In the end, five major issues were agreed upon:

  1. The United Nations would be established and would convene for the first time in the US on April 25, 1945. Its permanent Security Council would consist of the US, UK, USSR, China, and France, with all other seats being transitory. The USSR's Ukraine and Belorussia would each receive their own seats.
  2. The Atlantic Charter was reaffirmed, liberating all the nations Nazi Germany had conquered and restoring their governments.
  3. Upon its surrender, Germany would be occupied in four sections by the US, UK, USSR, and France (once it was restored). Each country would be responsible for disarming that part of Germany under its control. Fifty percent of all reparitions would go to the USSR.
  4. Poland, which was liberated by the USSR from Germany, would be divided along the Curzon Line about halfway through the former nation's territory, with the eastern half being added to Russia and the western half being restored to independence. Democratic elections would be held there as soon as possible.
  5. The USSR would join the other Allies in the war against Japan within three months, in exchange for certain islands and lands in east Asia.

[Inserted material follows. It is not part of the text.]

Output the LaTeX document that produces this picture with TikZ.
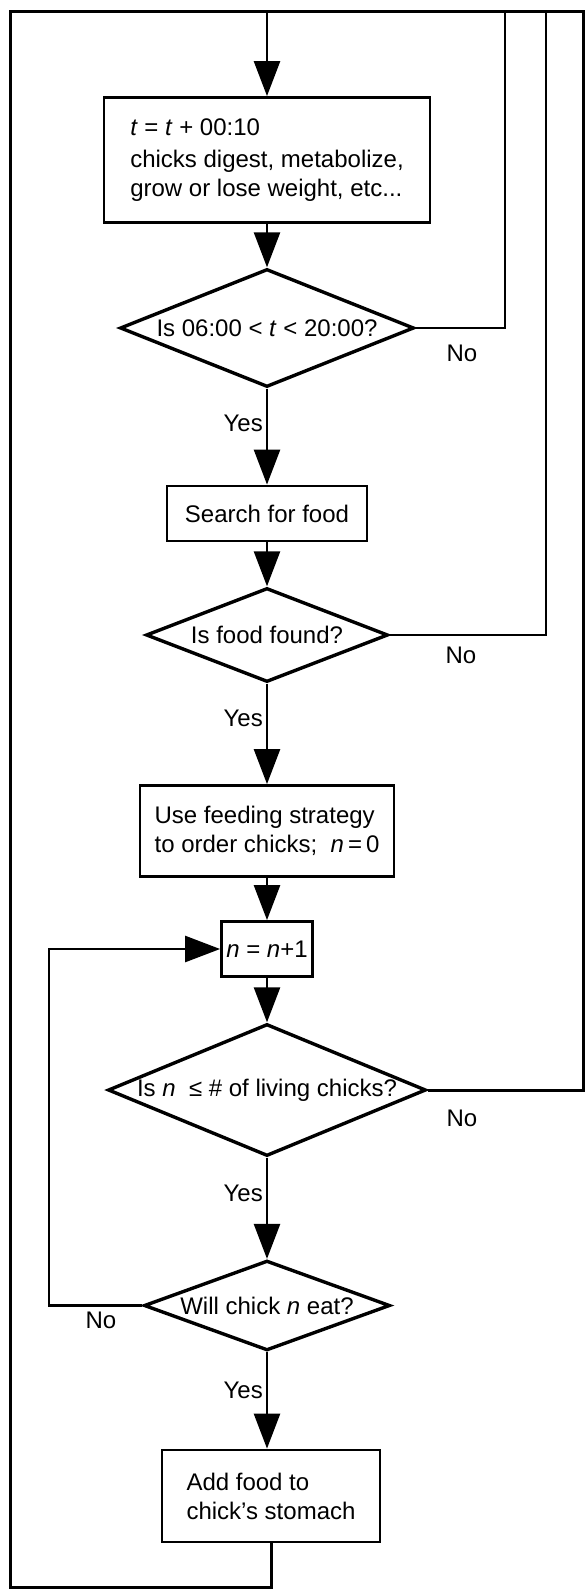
\documentclass[tikz,border=0pt]{standalone}
\usepackage{fontspec}
\setmainfont{Liberation Sans}
\usetikzlibrary{shapes.geometric,arrows.meta}
\begin{document}
\begin{tikzpicture}[x=1pt,y=-1pt,
  font=\fontsize{24}{29}\selectfont,
  procbox/.style={draw, line width=2.8pt, inner sep=0pt, align=left},
  decide/.style={draw, diamond, line width=3.4pt, inner sep=0pt, aspect=2.4},
  flow/.style={line width=2.6pt},
  frame/.style={line width=3pt},
  arr/.style={flow, -{Triangle[length=35pt,width=26pt]}},
  lbl/.style={inner sep=0pt}
]
\useasboundingbox (0,0) rectangle (584,1589);
\fill[white] (0,0) rectangle (584,1589);

% nodes
\node[procbox, minimum width=326pt, minimum height=125pt] (b1) at (267,160)
  {\textit{t} = \textit{t} + 00:10\\[3pt]chicks digest, metabolize,\\grow or lose weight, etc...};
\node[decide, minimum width=294pt, minimum height=118pt] (d1) at (267,328)
  {Is 06:00 < \textit{t} < 20:00?};
\node[procbox, minimum width=200pt, minimum height=55pt] (b2) at (267,513.5)
  {Search for food};
\node[decide, minimum width=242pt, minimum height=94pt] (d2) at (267,635)
  {Is food found?};
\node[procbox, minimum width=254pt, minimum height=91pt] (b3) at (267,831)
  {Use feeding strategy\\to order chicks;\ \ \textit{n}\,=\,0};
\node[procbox, minimum width=91pt, minimum height=55pt] (b4) at (267,949)
  {\textit{n} = \textit{n}+1};
\node[decide, minimum width=318pt, minimum height=132pt] (d3) at (267,1090)
  {Is \textit{n} \ ≤ \# of living chicks?};
\node[decide, minimum width=246pt, minimum height=88pt] (d4) at (267,1305.5)
  {Will chick \textit{n} eat?};
\node[procbox, minimum width=218pt, minimum height=92pt] (b5) at (271,1496)
  {Add food to\\chick’s stomach};

% helper coordinates
\coordinate (topL) at (10,11.7);
\coordinate (topR) at (583,11.7);
\coordinate (botL) at (10,1587.3);
\coordinate (main) at (267,0);
\coordinate (n1) at (505,11.7);
\coordinate (n2) at (546,11.7);
\coordinate (lp) at (49,0);

% outer loop
\draw[frame] (b5.south) -- (b5.south |- botL) -- (botL) -- (topL) -- (topR) |- (d3.east);
\draw[arr] (main |- topL) -- (b1.north);

% main flow
\draw[arr] (b1.south) -- (d1.north);
\draw[arr] (d1.south) -- (b2.north);
\draw[arr] (b2.south) -- (d2.north);
\draw[arr] (d2.south) -- (b3.north);
\draw[arr] (b3.south) -- (b4.north);
\draw[arr] (b4.south) -- (d3.north);
\draw[arr] (d3.south) -- (d4.north);
\draw[arr] (d4.south) -- (d4.south |- b5.north);

% No branches
\draw[flow] (d1.east) -| (n1);
\draw[flow] (d2.east) -| (n2);
\draw[arr] (d4.west) -- (d4.west -| lp) |- (b4.west);

% labels
\node[lbl, anchor=east] (y1) at (263,423) {Yes};
\node[lbl, anchor=east] (y2) at (263,718) {Yes};
\node[lbl, anchor=east] (y3) at (263,1193) {Yes};
\node[lbl, anchor=east] (y4) at (263,1390) {Yes};
\node[lbl] (no1) at (462,353) {No};
\node[lbl] (no2) at (461,655) {No};
\node[lbl] (no3) at (462,1118) {No};
\node[lbl] (no4) at (101,1320) {No};
\end{tikzpicture}
\end{document}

Not all of these agreements were documented, and none of them were made public until long after the war was over. Poland was the stickiest issue of all. American criticism of Roosevelt was pronounced, claiming he had sold out to the Soviets over Poland and eastern Germany. But in his own words, "I didn't say the result was good. I said it was the best I could do." The USSR was a real power to be reckoned with, and the US and UK couldn't pretend they had the upper hand against them.

Nevertheless, Stalin didn't completely live up to his promises. Germany surrendered about three months after the Yalta Conference, on May 8. It so happened that the war with Japan was won, thanks to the dropping of the atomic bomb, just under three months after that on August 6, saving the Soviets the trouble of actually joining the combat once they declared war on August 8. Poland's free elections were never held. Roosevelt never saw these results himself, however -- his polio finally took his life on April 12, leaving Harry S Truman to finish the war in Japan for him.

The Potsdam Conference in July of that year cemented many of the decisions begun at Yalta, but it was unable to undo any of its perceived mistakes. The USSR had begun the expanse of communism into eastern Europe with the reluctant permission of the western democracies. As a result, this conference is generally regarded as the start of the Cold War between the US and the USSR.